__Material provided__
"""
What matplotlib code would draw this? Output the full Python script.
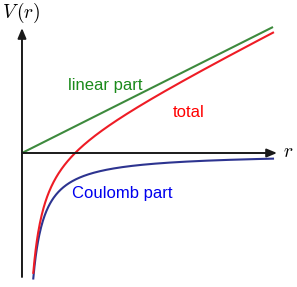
"""
"""
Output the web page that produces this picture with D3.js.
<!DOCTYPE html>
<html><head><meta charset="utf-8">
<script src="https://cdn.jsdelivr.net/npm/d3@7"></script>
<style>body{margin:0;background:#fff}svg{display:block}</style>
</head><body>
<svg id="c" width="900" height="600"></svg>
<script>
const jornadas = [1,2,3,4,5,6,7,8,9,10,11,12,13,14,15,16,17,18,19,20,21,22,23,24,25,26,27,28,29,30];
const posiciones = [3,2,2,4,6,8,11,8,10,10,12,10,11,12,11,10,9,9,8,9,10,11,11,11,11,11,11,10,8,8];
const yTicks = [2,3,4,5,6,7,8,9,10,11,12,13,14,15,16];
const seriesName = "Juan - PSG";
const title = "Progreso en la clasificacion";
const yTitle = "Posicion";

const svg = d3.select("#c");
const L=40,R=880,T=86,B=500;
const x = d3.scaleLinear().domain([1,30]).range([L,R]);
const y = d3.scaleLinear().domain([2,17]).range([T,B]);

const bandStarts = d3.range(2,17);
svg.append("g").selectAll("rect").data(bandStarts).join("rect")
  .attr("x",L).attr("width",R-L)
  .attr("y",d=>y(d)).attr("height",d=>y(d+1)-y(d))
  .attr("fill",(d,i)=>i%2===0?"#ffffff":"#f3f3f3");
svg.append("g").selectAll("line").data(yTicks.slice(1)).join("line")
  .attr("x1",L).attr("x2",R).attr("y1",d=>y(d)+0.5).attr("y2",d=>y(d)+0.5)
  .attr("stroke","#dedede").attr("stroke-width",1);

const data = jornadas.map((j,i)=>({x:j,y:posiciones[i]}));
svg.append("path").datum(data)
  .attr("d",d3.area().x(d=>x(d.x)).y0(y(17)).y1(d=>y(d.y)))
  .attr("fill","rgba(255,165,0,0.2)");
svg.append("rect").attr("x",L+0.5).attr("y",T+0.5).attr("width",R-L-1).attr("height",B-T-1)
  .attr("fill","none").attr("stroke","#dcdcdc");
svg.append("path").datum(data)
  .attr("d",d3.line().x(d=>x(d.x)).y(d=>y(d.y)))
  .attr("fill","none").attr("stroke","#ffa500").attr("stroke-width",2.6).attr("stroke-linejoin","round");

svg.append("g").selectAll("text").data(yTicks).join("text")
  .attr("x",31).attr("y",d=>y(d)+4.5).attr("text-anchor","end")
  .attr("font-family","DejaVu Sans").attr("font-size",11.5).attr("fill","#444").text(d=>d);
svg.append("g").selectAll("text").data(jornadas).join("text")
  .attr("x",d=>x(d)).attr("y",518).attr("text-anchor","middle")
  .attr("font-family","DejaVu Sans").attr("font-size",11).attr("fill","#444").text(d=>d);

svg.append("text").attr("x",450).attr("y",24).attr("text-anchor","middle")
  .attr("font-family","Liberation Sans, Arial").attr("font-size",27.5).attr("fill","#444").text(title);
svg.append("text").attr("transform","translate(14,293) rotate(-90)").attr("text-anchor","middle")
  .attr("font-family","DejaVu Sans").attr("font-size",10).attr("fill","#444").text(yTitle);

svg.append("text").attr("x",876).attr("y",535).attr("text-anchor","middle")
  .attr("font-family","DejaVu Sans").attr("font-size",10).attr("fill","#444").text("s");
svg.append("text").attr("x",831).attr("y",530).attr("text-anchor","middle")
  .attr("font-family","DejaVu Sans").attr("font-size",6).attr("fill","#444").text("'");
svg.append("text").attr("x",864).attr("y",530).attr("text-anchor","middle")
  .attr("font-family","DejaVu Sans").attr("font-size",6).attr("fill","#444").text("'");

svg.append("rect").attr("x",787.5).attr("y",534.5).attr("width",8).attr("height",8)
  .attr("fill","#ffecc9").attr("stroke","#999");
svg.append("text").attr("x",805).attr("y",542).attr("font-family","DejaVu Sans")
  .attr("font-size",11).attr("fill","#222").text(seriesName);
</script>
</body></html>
"""
__Task details__
From the data above, show each line that contains "Output".

__Response to this exercise__
What matplotlib code would draw this? Output the full Python script.
Output the web page that produces this picture with D3.js.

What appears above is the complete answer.